• **MATERIAL**
########################################
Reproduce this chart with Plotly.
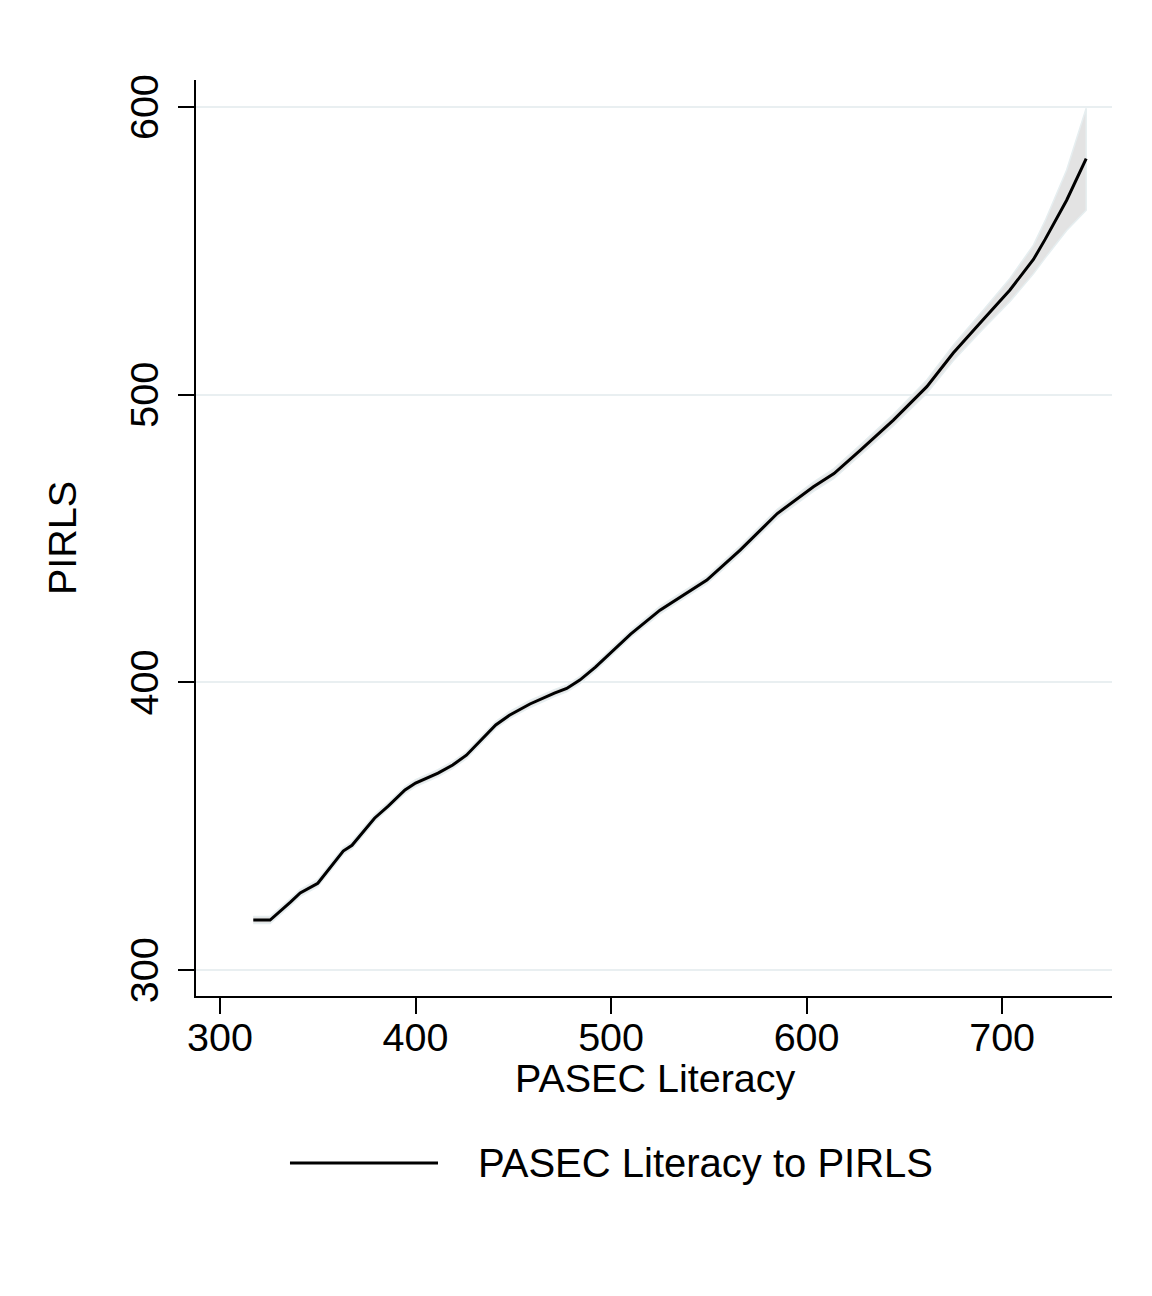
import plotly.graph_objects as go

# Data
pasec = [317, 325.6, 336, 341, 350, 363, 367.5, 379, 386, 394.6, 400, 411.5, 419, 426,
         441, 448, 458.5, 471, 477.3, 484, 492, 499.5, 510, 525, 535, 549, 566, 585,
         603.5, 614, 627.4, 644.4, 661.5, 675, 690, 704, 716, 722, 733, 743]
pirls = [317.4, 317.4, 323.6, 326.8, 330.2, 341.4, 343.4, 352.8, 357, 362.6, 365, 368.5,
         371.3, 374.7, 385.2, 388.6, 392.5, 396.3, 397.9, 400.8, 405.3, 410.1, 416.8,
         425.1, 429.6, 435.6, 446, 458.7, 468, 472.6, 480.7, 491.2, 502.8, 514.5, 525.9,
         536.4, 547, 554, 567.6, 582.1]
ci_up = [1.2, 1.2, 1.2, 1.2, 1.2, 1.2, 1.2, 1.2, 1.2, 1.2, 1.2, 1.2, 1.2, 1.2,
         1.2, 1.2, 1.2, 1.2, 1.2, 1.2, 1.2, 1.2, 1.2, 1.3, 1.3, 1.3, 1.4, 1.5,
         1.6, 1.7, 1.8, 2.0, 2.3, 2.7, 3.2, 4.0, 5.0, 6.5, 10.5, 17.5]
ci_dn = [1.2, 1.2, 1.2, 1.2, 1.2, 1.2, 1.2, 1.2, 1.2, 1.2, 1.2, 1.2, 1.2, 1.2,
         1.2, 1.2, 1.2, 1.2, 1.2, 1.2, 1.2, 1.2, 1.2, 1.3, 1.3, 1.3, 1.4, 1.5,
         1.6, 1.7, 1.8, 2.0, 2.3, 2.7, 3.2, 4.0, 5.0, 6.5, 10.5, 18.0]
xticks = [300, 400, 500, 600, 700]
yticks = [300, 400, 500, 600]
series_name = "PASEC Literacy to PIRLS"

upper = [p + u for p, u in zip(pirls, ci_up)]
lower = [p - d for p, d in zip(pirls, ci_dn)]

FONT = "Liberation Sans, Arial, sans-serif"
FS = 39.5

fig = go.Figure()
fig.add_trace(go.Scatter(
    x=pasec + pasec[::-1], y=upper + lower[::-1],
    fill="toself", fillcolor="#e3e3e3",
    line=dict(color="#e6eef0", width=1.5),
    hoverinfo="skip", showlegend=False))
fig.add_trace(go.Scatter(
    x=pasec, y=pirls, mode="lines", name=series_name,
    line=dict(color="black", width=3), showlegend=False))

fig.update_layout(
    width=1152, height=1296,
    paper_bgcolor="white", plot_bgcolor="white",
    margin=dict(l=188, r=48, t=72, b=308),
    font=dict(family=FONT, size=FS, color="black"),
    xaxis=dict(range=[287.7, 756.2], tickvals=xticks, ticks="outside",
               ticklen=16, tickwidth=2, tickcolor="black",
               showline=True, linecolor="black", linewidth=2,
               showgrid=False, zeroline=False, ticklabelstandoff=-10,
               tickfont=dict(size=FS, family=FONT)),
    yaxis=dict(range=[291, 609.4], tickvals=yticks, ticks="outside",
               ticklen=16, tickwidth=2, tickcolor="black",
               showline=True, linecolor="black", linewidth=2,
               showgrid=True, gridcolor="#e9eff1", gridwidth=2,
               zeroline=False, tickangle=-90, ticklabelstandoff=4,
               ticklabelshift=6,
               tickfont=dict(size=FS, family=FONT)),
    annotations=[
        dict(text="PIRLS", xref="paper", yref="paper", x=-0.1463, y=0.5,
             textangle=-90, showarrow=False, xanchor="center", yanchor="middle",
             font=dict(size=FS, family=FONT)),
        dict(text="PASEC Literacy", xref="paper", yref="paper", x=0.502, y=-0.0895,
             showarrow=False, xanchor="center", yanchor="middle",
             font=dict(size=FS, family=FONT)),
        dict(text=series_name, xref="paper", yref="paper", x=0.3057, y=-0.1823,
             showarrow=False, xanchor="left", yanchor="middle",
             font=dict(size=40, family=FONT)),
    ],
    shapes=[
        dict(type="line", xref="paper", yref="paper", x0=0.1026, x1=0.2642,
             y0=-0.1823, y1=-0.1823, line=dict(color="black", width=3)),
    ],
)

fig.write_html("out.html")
########################################
• **WHAT THIS TASK INVOLVES**
Leave out the pictures. Transcribe only the lines above, from the first through the one that contains "import plotly.graph_objects as go".

• **FULL ANSWER**
Reproduce this chart with Plotly.
import plotly.graph_objects as go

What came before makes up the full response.